The Assessment of the Fatigue Behaviour of Offshore Wind Farm Support Structures
Dynamic Amplification of the Braces of Offshore Wind Farm Support Structures
More Info
expand_more
Abstract
Renewable energy generated by offshore wind turbines (OWT) are nowadays more frequently used in the offshore industry. The design of OWT foundations share similarities with a typical offshore oil and gas construction, however a OWT farm usually consist of multiple foundations whose installation are more cost-sensitive compared to one oil and gas platform. Furthermore the profit target of the wind farm is generated at a later stage of the project. Thereby it is preferable to design a light OWT foundation that is cheaply fabricated and easily installed.
Due to these reasons the OWTs are designed as slender constructions. When designing a structure the aim is to generate a design of which the natural frequencies do not overlap with the applied forcing frequencies. This is required to avoid resonance which results in low estimated fatigue life of the structure. A challenge regarding the slender OWT structures is that the natural frequencies are close to the forcing frequencies.
This thesis is based on a project having OWT structures with the foundation consisting of a jacket design having a framework of four bays of cross braces. During a later stage of the project it was found by the substructure designer that the structure would have a low estimated fatigue life. The cause being that the applied external forces on the structure are in the same frequency range as the natural frequency of particular cross braces in the jackets, in the range of 2 – 2.5Hz. Consequently, due to resonance large brace excitation was found in the jacket model, created by the designer, which resulted in a low expected fatigue life. To mitigate this, double sided welds and external toe grinding were implemented. However no clear explanation regarding this issue was provided and not all parties involved obtained the same results and conclusions. Therefore further investigation regarding this theoretic fatigue issue was requested.
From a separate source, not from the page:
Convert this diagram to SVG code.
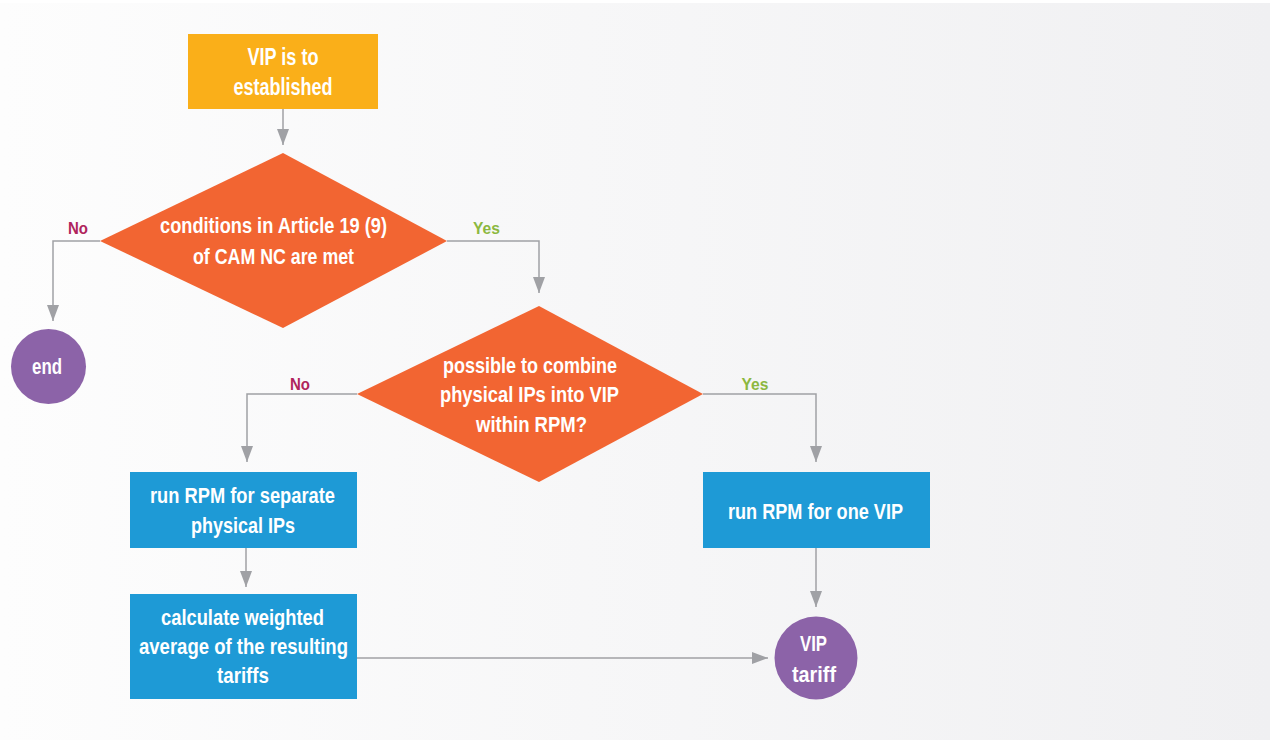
<svg xmlns="http://www.w3.org/2000/svg" width="1270" height="740" viewBox="0 0 1270 740">
<defs>
<linearGradient id="bg" x1="0" y1="0" x2="1" y2="0">
<stop offset="0" stop-color="#fdfdfd"/>
<stop offset="1" stop-color="#f0f0f2"/>
</linearGradient>
<marker id="ah" viewBox="0 0 16 12" refX="16" refY="6" markerWidth="16" markerHeight="12" markerUnits="userSpaceOnUse" orient="auto">
<path d="M0,0 L16,6 L0,12 z" fill="#a0a1a5"/>
</marker>
<style>
.t{font-family:"Liberation Sans Narrow","Liberation Sans",Arial,sans-serif;font-weight:bold;fill:#ffffff;text-anchor:middle;font-size:22px}
.tb{font-size:23.5px}
.lbl{font-family:"Liberation Sans Narrow","Liberation Sans",Arial,sans-serif;font-weight:bold;font-size:17px;text-anchor:middle}
.no{fill:#b0245c}
.yes{fill:#8cb83f}
.c{fill:none;stroke:#a0a1a5;stroke-width:1.5;marker-end:url(#ah)}
.start{fill:#faaf19}
.dec{fill:#f26532}
.proc{fill:#1e9ad6}
.term{fill:#8c63a8}
</style>
</defs>
<rect x="0" y="0" width="1270" height="740" fill="#ffffff"/>
<rect x="0" y="3" width="1270" height="737" fill="url(#bg)"/>

<g id="connectors">
<path class="c" d="M283 109 V145"/>
<path class="c" d="M100 241 H53 V321"/>
<path class="c" d="M447 241 H539 V293"/>
<path class="c" d="M357 394 H247 V462"/>
<path class="c" d="M703 394 H816 V462"/>
<path class="c" d="M246 548 V587"/>
<path class="c" d="M816 548 V607"/>
<path class="c" d="M357 658 H768"/>
<text class="lbl no" x="78" y="234" textLength="20" lengthAdjust="spacingAndGlyphs">No</text>
<text class="lbl yes" x="486.5" y="234" textLength="27" lengthAdjust="spacingAndGlyphs">Yes</text>
<text class="lbl no" x="300" y="390" textLength="20" lengthAdjust="spacingAndGlyphs">No</text>
<text class="lbl yes" x="755" y="390" textLength="27" lengthAdjust="spacingAndGlyphs">Yes</text>
</g>

<g id="start">
<rect class="start" x="188" y="34" width="190" height="75"/>
<text class="t tb" x="283" y="65" textLength="71" lengthAdjust="spacingAndGlyphs">VIP is to</text>
<text class="t tb" x="283" y="95" textLength="99" lengthAdjust="spacingAndGlyphs">established</text>
</g>

<g id="decision1">
<polygon class="dec" points="283,153 447,241 283,328 100,241"/>
<text class="t" x="273.5" y="233" textLength="227" lengthAdjust="spacingAndGlyphs">conditions in Article 19 (9)</text>
<text class="t" x="273.5" y="264" textLength="161" lengthAdjust="spacingAndGlyphs">of CAM NC are met</text>
</g>

<g id="end">
<circle class="term" cx="48.5" cy="366.5" r="37.5"/>
<text class="t" x="47" y="374" textLength="30" lengthAdjust="spacingAndGlyphs">end</text>
</g>

<g id="decision2">
<polygon class="dec" points="539,306 703,394 539,482 357,394"/>
<text class="t" x="530" y="373" textLength="174" lengthAdjust="spacingAndGlyphs">possible to combine</text>
<text class="t" x="529.5" y="402" textLength="179" lengthAdjust="spacingAndGlyphs">physical IPs into VIP</text>
<text class="t" x="531.5" y="432" textLength="111" lengthAdjust="spacingAndGlyphs">within RPM?</text>
</g>

<g id="separate">
<rect class="proc" x="130" y="472" width="227" height="76"/>
<text class="t" x="242.5" y="503" textLength="185" lengthAdjust="spacingAndGlyphs">run RPM for separate</text>
<text class="t" x="243" y="533" textLength="104" lengthAdjust="spacingAndGlyphs">physical IPs</text>
</g>

<g id="weighted">
<rect class="proc" x="130" y="594" width="227" height="105"/>
<text class="t" x="242.5" y="625" textLength="163" lengthAdjust="spacingAndGlyphs">calculate weighted</text>
<text class="t" x="243.5" y="654" textLength="209" lengthAdjust="spacingAndGlyphs">average of the resulting</text>
<text class="t" x="243" y="683" textLength="52" lengthAdjust="spacingAndGlyphs">tariffs</text>
</g>

<g id="onevip">
<rect class="proc" x="703" y="472" width="227" height="76"/>
<text class="t" x="815.5" y="519" textLength="175" lengthAdjust="spacingAndGlyphs">run RPM for one VIP</text>
</g>

<g id="viptariff">
<circle class="term" cx="816" cy="658" r="41.5"/>
<text class="t" x="813.5" y="651" textLength="27" lengthAdjust="spacingAndGlyphs">VIP</text>
<text class="t" x="814" y="682" textLength="44" lengthAdjust="spacingAndGlyphs">tariff</text>
</g>
</svg>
The goal of this research is to identify and provide a clear explanation of the vibration amplification movement of the braces and thus independently assess if there is a fatigue problem with the OWT jackets. Furthermore this thesis focusses on alternative solutions to this problem, had the vibration issue been found during an earlier stage of the project.
The first part of this thesis focusses on the identification of the problem. The approach was structured in three stages;
First the identification of the forcing vibration in the critical frequency zone was performed with the use of a Fast Fourier analysis of time domain data of the applied forces on the OWT. The obtained frequency response demonstrated excitations around the critical frequency zone, which are due to the eigen-frequencies of the tower and the blades of the turbine.
This was followed by the analysis of the eigen-frequencies of the cross braces of the jacket in bay 3 and 4 for the local and global response. This was performed with the use of ANSYS modal analysis in combination with a build-up of simplified brace models. Hand calculations were performed to verify the obtained results.
Finally, a comparison was made regarding the overlapping of frequencies of the forcing frequencies and eigen-frequencies of the braces. This was done to determine if large brace amplification due to resonance would occur, resulting in a low estimated fatigue life.
The second part of this research evaluates alternative solutions to this problem. Possible concepts were elaborated with their ad- and disadvantages, followed by a multi criteria analysis. Three concepts were selected for further investigation and examined in terms of whether a successful outcome could be achieved by their implementation.
This thesis also provides a procedure with regards to identifying to the potential for resonance at an early stage of the design process. Keeping track of changes during all design phases will lead to avoiding the unexpected discovery of a short fatigue life, due to resonance, at a late design stage.